┏━━
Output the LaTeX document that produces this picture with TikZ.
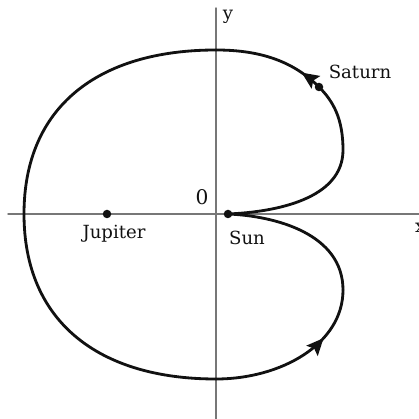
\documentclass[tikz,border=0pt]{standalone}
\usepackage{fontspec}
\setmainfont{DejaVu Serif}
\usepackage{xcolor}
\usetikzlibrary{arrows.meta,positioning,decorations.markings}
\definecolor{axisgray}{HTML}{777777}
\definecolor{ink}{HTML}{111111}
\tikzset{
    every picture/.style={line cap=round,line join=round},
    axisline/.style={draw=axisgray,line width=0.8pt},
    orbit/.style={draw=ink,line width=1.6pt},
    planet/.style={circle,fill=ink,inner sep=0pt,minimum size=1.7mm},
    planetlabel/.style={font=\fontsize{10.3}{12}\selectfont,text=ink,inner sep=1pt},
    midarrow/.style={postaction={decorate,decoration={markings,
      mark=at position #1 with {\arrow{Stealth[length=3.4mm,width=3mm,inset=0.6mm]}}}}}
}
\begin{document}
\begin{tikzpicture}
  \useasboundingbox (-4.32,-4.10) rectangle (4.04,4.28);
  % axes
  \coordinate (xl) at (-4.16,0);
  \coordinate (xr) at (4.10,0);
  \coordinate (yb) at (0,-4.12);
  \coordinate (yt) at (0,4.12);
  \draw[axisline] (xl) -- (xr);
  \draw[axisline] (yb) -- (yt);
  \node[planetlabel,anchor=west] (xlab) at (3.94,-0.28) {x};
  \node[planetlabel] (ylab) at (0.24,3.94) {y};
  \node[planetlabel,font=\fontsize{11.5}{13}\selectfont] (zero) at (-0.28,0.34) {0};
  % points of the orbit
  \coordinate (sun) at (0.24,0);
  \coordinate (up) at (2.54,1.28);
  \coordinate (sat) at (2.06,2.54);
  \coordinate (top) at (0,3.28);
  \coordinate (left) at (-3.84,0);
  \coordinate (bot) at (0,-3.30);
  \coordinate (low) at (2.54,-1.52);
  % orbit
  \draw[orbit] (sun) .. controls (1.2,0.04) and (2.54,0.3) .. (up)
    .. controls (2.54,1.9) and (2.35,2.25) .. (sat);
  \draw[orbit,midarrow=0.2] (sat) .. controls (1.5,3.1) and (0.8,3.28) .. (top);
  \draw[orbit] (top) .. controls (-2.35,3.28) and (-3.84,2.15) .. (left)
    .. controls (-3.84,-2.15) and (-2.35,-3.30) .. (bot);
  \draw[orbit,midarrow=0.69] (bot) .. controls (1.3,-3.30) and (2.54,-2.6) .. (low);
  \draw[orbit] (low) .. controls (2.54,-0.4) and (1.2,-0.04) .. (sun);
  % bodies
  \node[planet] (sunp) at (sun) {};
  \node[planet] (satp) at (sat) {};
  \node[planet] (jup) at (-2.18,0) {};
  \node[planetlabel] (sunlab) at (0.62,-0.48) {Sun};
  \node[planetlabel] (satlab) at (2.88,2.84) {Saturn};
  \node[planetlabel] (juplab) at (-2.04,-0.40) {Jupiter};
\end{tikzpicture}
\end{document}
┗━━
> Prompt
Pictures are excluded; copy all other data exactly as shown.

> Task result
Output the LaTeX document that produces this picture with TikZ.
\documentclass[tikz,border=0pt]{standalone}
\usepackage{fontspec}
\setmainfont{DejaVu Serif}
\usepackage{xcolor}
\usetikzlibrary{arrows.meta,positioning,decorations.markings}
\definecolor{axisgray}{HTML}{777777}
\definecolor{ink}{HTML}{111111}
\tikzset{
    every picture/.style={line cap=round,line join=round},
    axisline/.style={draw=axisgray,line width=0.8pt},
    orbit/.style={draw=ink,line width=1.6pt},
    planet/.style={circle,fill=ink,inner sep=0pt,minimum size=1.7mm},
    planetlabel/.style={font=\fontsize{10.3}{12}\selectfont,text=ink,inner sep=1pt},
    midarrow/.style={postaction={decorate,decoration={markings,
      mark=at position #1 with {\arrow{Stealth[length=3.4mm,width=3mm,inset=0.6mm]}}}}}
}
\begin{document}
\begin{tikzpicture}
  \useasboundingbox (-4.32,-4.10) rectangle (4.04,4.28);
  % axes
  \coordinate (xl) at (-4.16,0);
  \coordinate (xr) at (4.10,0);
  \coordinate (yb) at (0,-4.12);
  \coordinate (yt) at (0,4.12);
  \draw[axisline] (xl) -- (xr);
  \draw[axisline] (yb) -- (yt);
  \node[planetlabel,anchor=west] (xlab) at (3.94,-0.28) {x};
  \node[planetlabel] (ylab) at (0.24,3.94) {y};
  \node[planetlabel,font=\fontsize{11.5}{13}\selectfont] (zero) at (-0.28,0.34) {0};
  % points of the orbit
  \coordinate (sun) at (0.24,0);
  \coordinate (up) at (2.54,1.28);
  \coordinate (sat) at (2.06,2.54);
  \coordinate (top) at (0,3.28);
  \coordinate (left) at (-3.84,0);
  \coordinate (bot) at (0,-3.30);
  \coordinate (low) at (2.54,-1.52);
  % orbit
  \draw[orbit] (sun) .. controls (1.2,0.04) and (2.54,0.3) .. (up)
    .. controls (2.54,1.9) and (2.35,2.25) .. (sat);
  \draw[orbit,midarrow=0.2] (sat) .. controls (1.5,3.1) and (0.8,3.28) .. (top);
  \draw[orbit] (top) .. controls (-2.35,3.28) and (-3.84,2.15) .. (left)
    .. controls (-3.84,-2.15) and (-2.35,-3.30) .. (bot);
  \draw[orbit,midarrow=0.69] (bot) .. controls (1.3,-3.30) and (2.54,-2.6) .. (low);
  \draw[orbit] (low) .. controls (2.54,-0.4) and (1.2,-0.04) .. (sun);
  % bodies
  \node[planet] (sunp) at (sun) {};
  \node[planet] (satp) at (sat) {};
  \node[planet] (jup) at (-2.18,0) {};
  \node[planetlabel] (sunlab) at (0.62,-0.48) {Sun};
  \node[planetlabel] (satlab) at (2.88,2.84) {Saturn};
  \node[planetlabel] (juplab) at (-2.04,-0.40) {Jupiter};
\end{tikzpicture}
\end{document}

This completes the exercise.